### TASK
Images should be left out, and everything else in the listing reproduced exactly.

-- BEGIN RECORD LIST --

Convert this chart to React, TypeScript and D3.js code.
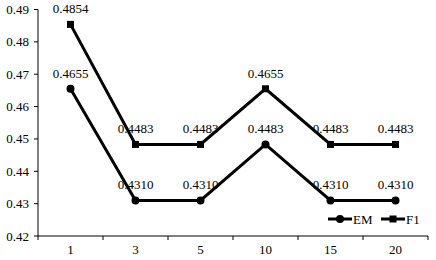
import * as d3 from "d3";
import { useEffect, useRef } from "react";

const categories = ["1", "3", "5", "10", "15", "20"];
const emValues = [0.4655, 0.431, 0.431, 0.4483, 0.431, 0.431];
const f1Values = [0.4854, 0.4483, 0.4483, 0.4655, 0.4483, 0.4483];
const yTicks = [0.42, 0.43, 0.44, 0.45, 0.46, 0.47, 0.48, 0.49];

const width = 436;
const height = 260;
const font = "Liberation Serif";

export default function App() {
  const svgRef = useRef<SVGSVGElement>(null);

  useEffect(() => {
    document.body.style.margin = "0";
    if (!svgRef.current) return;

    const svg = d3.select(svgRef.current);
    svg.selectAll("*").remove();
    svg.attr("font-family", font).attr("font-size", 13);

    const margin = { top: 9.5, right: 8, bottom: 24, left: 38 };

    const x = d3
      .scaleBand<string>()
      .domain(categories)
      .range([margin.left, width - margin.right]);
    const y = d3
      .scaleLinear()
      .domain([0.42, 0.49])
      .range([height - margin.bottom, margin.top]);

    const cx = (c: string) => (x(c) as number) + x.bandwidth() / 2;

    // y axis
    const yAxis = svg.append("g").attr("transform", `translate(${margin.left},0)`);
    yAxis
      .append("line")
      .attr("x1", 0)
      .attr("x2", 0)
      .attr("y1", y(0.49))
      .attr("y2", y(0.42))
      .attr("stroke", "#000")
      .attr("stroke-width", 1);
    yTicks.forEach((t) => {
      yAxis
        .append("line")
        .attr("x1", -4)
        .attr("x2", 0)
        .attr("y1", y(t))
        .attr("y2", y(t))
        .attr("stroke", "#000");
      yAxis
        .append("text")
        .attr("x", -9)
        .attr("y", y(t))
        .attr("dy", "0.35em")
        .attr("text-anchor", "end")
        .text(d3.format(".2f")(t));
    });

    // x axis
    const xAxis = svg.append("g");
    xAxis
      .append("line")
      .attr("x1", margin.left)
      .attr("x2", width - margin.right)
      .attr("y1", y(0.42))
      .attr("y2", y(0.42))
      .attr("stroke", "#000");
    const edges = categories.map((c) => x(c) as number).concat([width - margin.right]);
    edges.forEach((e) => {
      xAxis
        .append("line")
        .attr("x1", e)
        .attr("x2", e)
        .attr("y1", y(0.42))
        .attr("y2", y(0.42) + 4)
        .attr("stroke", "#000");
    });
    categories.forEach((c) => {
      xAxis
        .append("text")
        .attr("x", cx(c))
        .attr("y", y(0.42) + 18)
        .attr("text-anchor", "middle")
        .text(c);
    });

    const line = d3
      .line<number>()
      .x((_, i) => cx(categories[i]))
      .y((d) => y(d));

    const series = [
      { name: "EM", values: emValues, marker: "circle" },
      { name: "F1", values: f1Values, marker: "square" },
    ];

    series.forEach((s) => {
      svg
        .append("path")
        .datum(s.values)
        .attr("d", line)
        .attr("fill", "none")
        .attr("stroke", "#000")
        .attr("stroke-width", 3);

      s.values.forEach((v, i) => {
        const px = cx(categories[i]);
        const py = y(v);
        if (s.marker === "circle") {
          svg.append("circle").attr("cx", px).attr("cy", py).attr("r", 4).attr("fill", "#000");
        } else {
          svg
            .append("rect")
            .attr("x", px - 3.5)
            .attr("y", py - 3.5)
            .attr("width", 7)
            .attr("height", 7)
            .attr("fill", "#000");
        }
        svg
          .append("text")
          .attr("x", px)
          .attr("y", py - 11)
          .attr("text-anchor", "middle")
          .text(v.toFixed(4));
      });
    });

    // legend
    const legend = svg.append("g").attr("transform", `translate(328, 219)`);
    series.forEach((s, i) => {
      const g = legend.append("g").attr("transform", `translate(${i * 53}, 0)`);
      g.append("line")
        .attr("x1", 0)
        .attr("x2", 24)
        .attr("y1", 0)
        .attr("y2", 0)
        .attr("stroke", "#000")
        .attr("stroke-width", 3);
      if (s.marker === "circle") {
        g.append("circle").attr("cx", 12).attr("cy", 0).attr("r", 4).attr("fill", "#000");
      } else {
        g.append("rect").attr("x", 8.5).attr("y", -3.5).attr("width", 7).attr("height", 7).attr("fill", "#000");
      }
      g.append("text")
        .attr("x", 25)
        .attr("y", 0)
        .attr("dy", "0.35em")
        .text(s.name);
    });
  }, []);

  return <svg ref={svgRef} width={width} height={height} style={{ display: "block" }} />;
}
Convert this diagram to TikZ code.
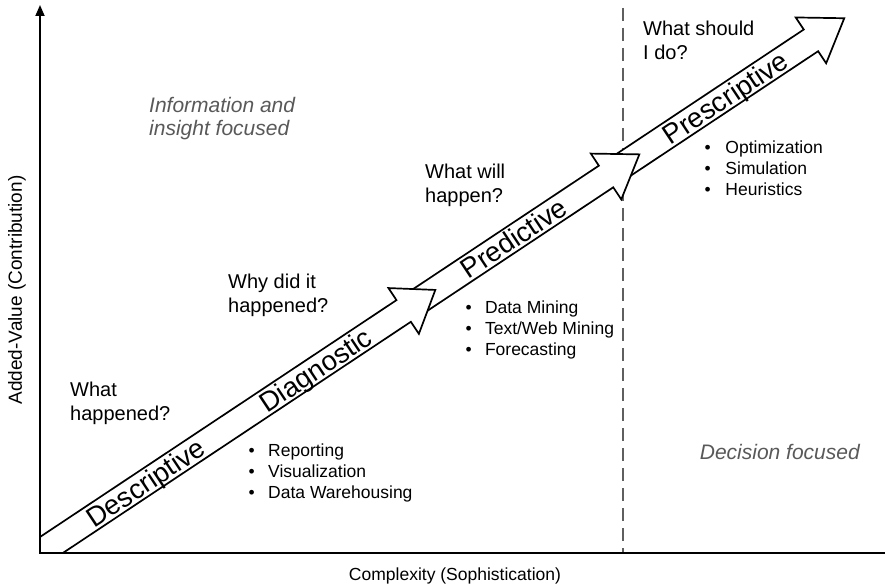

-- END RECORD LIST --

### ANSWER TO THIS PROBLEM
Convert this chart to React, TypeScript and D3.js code.
import * as d3 from "d3";
import { useEffect, useRef } from "react";

const categories = ["1", "3", "5", "10", "15", "20"];
const emValues = [0.4655, 0.431, 0.431, 0.4483, 0.431, 0.431];
const f1Values = [0.4854, 0.4483, 0.4483, 0.4655, 0.4483, 0.4483];
const yTicks = [0.42, 0.43, 0.44, 0.45, 0.46, 0.47, 0.48, 0.49];

const width = 436;
const height = 260;
const font = "Liberation Serif";

export default function App() {
  const svgRef = useRef<SVGSVGElement>(null);

  useEffect(() => {
    document.body.style.margin = "0";
    if (!svgRef.current) return;

    const svg = d3.select(svgRef.current);
    svg.selectAll("*").remove();
    svg.attr("font-family", font).attr("font-size", 13);

    const margin = { top: 9.5, right: 8, bottom: 24, left: 38 };

    const x = d3
      .scaleBand<string>()
      .domain(categories)
      .range([margin.left, width - margin.right]);
    const y = d3
      .scaleLinear()
      .domain([0.42, 0.49])
      .range([height - margin.bottom, margin.top]);

    const cx = (c: string) => (x(c) as number) + x.bandwidth() / 2;

    // y axis
    const yAxis = svg.append("g").attr("transform", `translate(${margin.left},0)`);
    yAxis
      .append("line")
      .attr("x1", 0)
      .attr("x2", 0)
      .attr("y1", y(0.49))
      .attr("y2", y(0.42))
      .attr("stroke", "#000")
      .attr("stroke-width", 1);
    yTicks.forEach((t) => {
      yAxis
        .append("line")
        .attr("x1", -4)
        .attr("x2", 0)
        .attr("y1", y(t))
        .attr("y2", y(t))
        .attr("stroke", "#000");
      yAxis
        .append("text")
        .attr("x", -9)
        .attr("y", y(t))
        .attr("dy", "0.35em")
        .attr("text-anchor", "end")
        .text(d3.format(".2f")(t));
    });

    // x axis
    const xAxis = svg.append("g");
    xAxis
      .append("line")
      .attr("x1", margin.left)
      .attr("x2", width - margin.right)
      .attr("y1", y(0.42))
      .attr("y2", y(0.42))
      .attr("stroke", "#000");
    const edges = categories.map((c) => x(c) as number).concat([width - margin.right]);
    edges.forEach((e) => {
      xAxis
        .append("line")
        .attr("x1", e)
        .attr("x2", e)
        .attr("y1", y(0.42))
        .attr("y2", y(0.42) + 4)
        .attr("stroke", "#000");
    });
    categories.forEach((c) => {
      xAxis
        .append("text")
        .attr("x", cx(c))
        .attr("y", y(0.42) + 18)
        .attr("text-anchor", "middle")
        .text(c);
    });

    const line = d3
      .line<number>()
      .x((_, i) => cx(categories[i]))
      .y((d) => y(d));

    const series = [
      { name: "EM", values: emValues, marker: "circle" },
      { name: "F1", values: f1Values, marker: "square" },
    ];

    series.forEach((s) => {
      svg
        .append("path")
        .datum(s.values)
        .attr("d", line)
        .attr("fill", "none")
        .attr("stroke", "#000")
        .attr("stroke-width", 3);

      s.values.forEach((v, i) => {
        const px = cx(categories[i]);
        const py = y(v);
        if (s.marker === "circle") {
          svg.append("circle").attr("cx", px).attr("cy", py).attr("r", 4).attr("fill", "#000");
        } else {
          svg
            .append("rect")
            .attr("x", px - 3.5)
            .attr("y", py - 3.5)
            .attr("width", 7)
            .attr("height", 7)
            .attr("fill", "#000");
        }
        svg
          .append("text")
          .attr("x", px)
          .attr("y", py - 11)
          .attr("text-anchor", "middle")
          .text(v.toFixed(4));
      });
    });

    // legend
    const legend = svg.append("g").attr("transform", `translate(328, 219)`);
    series.forEach((s, i) => {
      const g = legend.append("g").attr("transform", `translate(${i * 53}, 0)`);
      g.append("line")
        .attr("x1", 0)
        .attr("x2", 24)
        .attr("y1", 0)
        .attr("y2", 0)
        .attr("stroke", "#000")
        .attr("stroke-width", 3);
      if (s.marker === "circle") {
        g.append("circle").attr("cx", 12).attr("cy", 0).attr("r", 4).attr("fill", "#000");
      } else {
        g.append("rect").attr("x", 8.5).attr("y", -3.5).attr("width", 7).attr("height", 7).attr("fill", "#000");
      }
      g.append("text")
        .attr("x", 25)
        .attr("y", 0)
        .attr("dy", "0.35em")
        .text(s.name);
    });
  }, []);

  return <svg ref={svgRef} width={width} height={height} style={{ display: "block" }} />;
}
Convert this diagram to TikZ code.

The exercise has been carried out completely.